**Exercise**
Count each line below that has "document" anywhere in it. Answer with the total alone.

**Given data**
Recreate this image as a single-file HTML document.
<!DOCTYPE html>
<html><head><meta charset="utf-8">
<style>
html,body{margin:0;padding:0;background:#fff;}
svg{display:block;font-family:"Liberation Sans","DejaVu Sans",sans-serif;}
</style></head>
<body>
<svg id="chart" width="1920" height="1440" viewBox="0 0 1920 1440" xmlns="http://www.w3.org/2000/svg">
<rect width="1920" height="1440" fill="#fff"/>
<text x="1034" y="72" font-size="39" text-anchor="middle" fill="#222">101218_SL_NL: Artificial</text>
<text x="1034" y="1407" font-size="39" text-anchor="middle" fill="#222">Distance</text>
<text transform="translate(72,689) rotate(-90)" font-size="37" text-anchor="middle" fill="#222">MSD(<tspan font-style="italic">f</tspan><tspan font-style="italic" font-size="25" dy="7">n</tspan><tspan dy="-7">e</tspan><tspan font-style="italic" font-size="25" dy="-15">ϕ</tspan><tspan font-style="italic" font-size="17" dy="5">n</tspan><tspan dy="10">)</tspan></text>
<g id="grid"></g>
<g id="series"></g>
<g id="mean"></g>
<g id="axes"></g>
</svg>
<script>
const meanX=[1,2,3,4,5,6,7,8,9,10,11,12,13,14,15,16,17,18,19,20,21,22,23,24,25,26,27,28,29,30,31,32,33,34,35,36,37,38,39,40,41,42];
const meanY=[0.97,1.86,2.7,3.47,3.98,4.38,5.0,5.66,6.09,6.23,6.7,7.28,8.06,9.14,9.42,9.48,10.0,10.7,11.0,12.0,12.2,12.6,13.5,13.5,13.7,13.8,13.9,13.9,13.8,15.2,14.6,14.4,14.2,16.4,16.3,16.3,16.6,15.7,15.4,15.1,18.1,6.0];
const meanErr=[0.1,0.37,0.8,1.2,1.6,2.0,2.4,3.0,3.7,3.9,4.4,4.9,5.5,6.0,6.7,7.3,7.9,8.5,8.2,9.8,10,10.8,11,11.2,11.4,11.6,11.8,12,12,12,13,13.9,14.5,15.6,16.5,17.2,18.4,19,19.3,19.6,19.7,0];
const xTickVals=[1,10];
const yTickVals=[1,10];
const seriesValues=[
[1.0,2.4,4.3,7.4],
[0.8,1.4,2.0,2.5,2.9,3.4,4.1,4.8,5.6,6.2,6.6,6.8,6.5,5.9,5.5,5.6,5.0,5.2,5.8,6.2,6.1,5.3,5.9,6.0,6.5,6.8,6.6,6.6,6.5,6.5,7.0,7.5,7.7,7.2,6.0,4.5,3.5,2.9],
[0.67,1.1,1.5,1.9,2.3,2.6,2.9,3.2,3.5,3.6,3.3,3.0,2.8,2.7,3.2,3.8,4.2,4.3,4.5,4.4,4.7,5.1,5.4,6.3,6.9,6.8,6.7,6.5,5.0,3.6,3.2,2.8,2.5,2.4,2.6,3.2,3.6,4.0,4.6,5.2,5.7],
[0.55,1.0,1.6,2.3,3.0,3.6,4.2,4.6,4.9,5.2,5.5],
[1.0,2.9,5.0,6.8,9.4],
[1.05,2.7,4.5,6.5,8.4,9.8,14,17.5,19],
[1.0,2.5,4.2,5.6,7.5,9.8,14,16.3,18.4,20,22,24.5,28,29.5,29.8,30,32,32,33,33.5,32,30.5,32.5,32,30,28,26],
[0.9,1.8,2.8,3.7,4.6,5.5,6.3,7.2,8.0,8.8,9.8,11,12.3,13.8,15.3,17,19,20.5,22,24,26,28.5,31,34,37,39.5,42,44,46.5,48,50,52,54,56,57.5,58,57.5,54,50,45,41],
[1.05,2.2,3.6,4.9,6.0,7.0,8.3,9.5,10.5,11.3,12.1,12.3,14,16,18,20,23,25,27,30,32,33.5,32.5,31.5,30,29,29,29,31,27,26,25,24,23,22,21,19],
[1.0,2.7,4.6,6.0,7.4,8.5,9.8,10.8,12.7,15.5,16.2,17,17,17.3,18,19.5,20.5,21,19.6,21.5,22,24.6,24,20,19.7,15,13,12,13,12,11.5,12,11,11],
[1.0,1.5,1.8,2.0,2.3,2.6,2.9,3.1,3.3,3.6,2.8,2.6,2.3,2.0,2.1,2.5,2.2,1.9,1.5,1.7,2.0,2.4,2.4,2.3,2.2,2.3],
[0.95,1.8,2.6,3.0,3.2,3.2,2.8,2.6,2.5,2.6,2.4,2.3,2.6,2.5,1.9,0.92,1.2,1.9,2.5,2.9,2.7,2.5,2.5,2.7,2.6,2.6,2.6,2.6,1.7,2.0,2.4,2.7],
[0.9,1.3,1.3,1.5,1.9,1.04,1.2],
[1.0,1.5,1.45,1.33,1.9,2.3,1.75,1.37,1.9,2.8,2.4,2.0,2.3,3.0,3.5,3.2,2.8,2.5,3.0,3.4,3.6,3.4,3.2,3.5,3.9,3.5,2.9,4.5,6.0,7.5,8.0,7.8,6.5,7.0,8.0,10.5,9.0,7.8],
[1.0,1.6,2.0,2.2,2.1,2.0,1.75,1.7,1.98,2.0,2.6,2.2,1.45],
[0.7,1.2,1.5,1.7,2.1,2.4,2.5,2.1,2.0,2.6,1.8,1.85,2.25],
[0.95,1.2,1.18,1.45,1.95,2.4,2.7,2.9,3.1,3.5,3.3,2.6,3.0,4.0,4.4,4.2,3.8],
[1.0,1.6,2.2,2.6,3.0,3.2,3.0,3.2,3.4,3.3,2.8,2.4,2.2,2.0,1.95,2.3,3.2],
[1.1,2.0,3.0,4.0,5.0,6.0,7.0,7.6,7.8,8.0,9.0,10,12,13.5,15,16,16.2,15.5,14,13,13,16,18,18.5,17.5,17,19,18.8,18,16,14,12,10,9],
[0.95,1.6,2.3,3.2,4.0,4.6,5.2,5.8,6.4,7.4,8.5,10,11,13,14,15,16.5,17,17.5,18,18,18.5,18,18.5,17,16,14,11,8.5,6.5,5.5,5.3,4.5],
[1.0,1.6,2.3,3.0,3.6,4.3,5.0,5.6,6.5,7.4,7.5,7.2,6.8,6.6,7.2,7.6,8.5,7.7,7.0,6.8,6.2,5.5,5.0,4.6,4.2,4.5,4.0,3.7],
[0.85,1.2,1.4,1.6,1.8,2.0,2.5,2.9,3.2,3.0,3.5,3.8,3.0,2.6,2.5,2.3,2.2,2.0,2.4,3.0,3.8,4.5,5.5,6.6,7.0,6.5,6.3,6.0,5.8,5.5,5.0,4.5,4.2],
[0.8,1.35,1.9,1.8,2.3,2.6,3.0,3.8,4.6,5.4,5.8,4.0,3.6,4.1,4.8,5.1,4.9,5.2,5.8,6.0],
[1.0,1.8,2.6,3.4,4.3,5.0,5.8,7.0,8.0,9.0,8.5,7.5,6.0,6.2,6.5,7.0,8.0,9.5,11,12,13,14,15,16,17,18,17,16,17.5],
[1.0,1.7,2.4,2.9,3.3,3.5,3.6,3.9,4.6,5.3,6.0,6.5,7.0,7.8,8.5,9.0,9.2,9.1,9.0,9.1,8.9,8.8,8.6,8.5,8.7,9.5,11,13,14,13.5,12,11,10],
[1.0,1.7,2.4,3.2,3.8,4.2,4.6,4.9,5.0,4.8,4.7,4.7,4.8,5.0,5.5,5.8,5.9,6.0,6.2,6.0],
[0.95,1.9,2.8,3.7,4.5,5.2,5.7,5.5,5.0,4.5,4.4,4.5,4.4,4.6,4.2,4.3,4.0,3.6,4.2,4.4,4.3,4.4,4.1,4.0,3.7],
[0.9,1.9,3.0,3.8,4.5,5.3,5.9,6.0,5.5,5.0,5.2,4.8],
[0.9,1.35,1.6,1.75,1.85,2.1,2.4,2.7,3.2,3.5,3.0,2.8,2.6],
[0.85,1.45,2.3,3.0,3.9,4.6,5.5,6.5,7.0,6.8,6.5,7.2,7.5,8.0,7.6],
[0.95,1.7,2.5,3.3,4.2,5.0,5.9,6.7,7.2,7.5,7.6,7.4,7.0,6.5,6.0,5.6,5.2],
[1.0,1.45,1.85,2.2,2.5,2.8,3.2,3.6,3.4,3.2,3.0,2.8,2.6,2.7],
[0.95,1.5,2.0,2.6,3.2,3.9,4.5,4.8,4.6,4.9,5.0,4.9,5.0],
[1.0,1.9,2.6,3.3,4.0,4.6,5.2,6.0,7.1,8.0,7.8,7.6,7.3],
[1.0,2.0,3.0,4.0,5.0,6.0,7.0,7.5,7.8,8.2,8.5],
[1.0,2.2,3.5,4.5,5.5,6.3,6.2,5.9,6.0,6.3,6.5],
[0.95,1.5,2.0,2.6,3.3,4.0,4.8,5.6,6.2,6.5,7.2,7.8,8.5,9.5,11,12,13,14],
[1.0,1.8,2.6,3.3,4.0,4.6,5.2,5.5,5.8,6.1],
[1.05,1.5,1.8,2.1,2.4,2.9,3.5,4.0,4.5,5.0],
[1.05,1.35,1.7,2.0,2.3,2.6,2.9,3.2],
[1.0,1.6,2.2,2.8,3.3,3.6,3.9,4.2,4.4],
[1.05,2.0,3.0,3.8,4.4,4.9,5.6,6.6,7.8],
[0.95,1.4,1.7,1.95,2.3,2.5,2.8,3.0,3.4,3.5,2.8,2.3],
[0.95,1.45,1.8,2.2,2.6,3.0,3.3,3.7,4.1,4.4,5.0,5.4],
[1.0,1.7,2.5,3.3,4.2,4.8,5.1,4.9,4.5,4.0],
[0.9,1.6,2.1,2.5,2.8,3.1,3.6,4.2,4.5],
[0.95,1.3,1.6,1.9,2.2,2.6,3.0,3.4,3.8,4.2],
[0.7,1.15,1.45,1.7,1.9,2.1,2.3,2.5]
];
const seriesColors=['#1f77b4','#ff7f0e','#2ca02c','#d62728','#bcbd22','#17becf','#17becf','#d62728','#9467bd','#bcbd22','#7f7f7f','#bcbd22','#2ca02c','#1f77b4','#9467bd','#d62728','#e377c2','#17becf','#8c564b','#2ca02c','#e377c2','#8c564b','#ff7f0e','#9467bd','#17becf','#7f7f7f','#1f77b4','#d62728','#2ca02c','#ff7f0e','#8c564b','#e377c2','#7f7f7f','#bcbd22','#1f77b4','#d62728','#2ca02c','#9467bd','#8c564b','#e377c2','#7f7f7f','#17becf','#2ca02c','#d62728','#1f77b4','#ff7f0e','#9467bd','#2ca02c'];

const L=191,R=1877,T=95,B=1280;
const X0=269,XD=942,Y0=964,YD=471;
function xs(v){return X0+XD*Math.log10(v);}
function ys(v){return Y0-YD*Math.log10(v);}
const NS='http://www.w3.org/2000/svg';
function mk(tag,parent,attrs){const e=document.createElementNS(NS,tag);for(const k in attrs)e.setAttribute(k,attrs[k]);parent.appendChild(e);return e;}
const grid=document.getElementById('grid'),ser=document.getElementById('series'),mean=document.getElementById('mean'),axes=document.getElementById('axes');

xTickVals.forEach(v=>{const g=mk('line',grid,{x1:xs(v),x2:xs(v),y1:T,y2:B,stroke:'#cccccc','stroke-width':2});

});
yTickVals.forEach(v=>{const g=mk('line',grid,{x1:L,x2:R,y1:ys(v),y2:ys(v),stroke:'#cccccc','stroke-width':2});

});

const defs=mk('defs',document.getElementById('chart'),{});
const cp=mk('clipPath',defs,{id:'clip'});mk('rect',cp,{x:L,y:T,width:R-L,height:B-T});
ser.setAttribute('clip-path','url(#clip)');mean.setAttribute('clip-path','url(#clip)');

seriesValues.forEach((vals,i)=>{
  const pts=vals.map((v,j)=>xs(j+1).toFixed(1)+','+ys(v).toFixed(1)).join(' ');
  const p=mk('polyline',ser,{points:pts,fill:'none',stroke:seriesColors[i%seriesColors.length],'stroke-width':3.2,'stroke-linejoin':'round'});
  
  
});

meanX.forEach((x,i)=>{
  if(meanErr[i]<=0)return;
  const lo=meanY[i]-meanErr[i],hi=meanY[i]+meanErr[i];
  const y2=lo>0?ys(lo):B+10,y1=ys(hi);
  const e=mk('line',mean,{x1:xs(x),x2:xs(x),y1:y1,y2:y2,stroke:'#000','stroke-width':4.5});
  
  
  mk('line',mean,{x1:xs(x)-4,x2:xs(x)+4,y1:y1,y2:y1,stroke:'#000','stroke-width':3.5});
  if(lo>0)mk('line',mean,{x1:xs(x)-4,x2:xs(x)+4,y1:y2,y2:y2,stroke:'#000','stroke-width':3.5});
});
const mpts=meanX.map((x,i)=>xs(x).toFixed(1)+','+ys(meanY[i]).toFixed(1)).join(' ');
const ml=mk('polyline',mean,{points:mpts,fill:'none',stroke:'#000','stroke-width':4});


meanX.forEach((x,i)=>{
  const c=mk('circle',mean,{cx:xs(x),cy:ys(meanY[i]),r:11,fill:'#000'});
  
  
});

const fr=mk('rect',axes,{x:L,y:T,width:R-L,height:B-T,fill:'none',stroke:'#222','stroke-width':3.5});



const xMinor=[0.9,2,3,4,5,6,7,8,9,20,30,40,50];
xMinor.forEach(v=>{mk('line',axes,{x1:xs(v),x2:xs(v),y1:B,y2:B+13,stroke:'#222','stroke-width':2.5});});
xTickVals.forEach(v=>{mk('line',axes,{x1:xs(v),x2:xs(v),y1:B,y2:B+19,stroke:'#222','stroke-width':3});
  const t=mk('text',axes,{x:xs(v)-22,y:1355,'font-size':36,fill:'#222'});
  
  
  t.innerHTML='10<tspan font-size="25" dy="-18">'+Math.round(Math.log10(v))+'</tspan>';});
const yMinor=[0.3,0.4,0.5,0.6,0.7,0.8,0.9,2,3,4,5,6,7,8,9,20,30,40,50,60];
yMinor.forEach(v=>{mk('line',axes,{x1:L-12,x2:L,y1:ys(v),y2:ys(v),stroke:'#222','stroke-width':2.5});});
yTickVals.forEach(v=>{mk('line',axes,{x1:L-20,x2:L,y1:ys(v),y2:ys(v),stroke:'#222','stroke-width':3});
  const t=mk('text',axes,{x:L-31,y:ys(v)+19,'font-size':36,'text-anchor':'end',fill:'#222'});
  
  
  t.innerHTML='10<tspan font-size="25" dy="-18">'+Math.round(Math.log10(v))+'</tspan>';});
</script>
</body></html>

**Response to this exercise**
4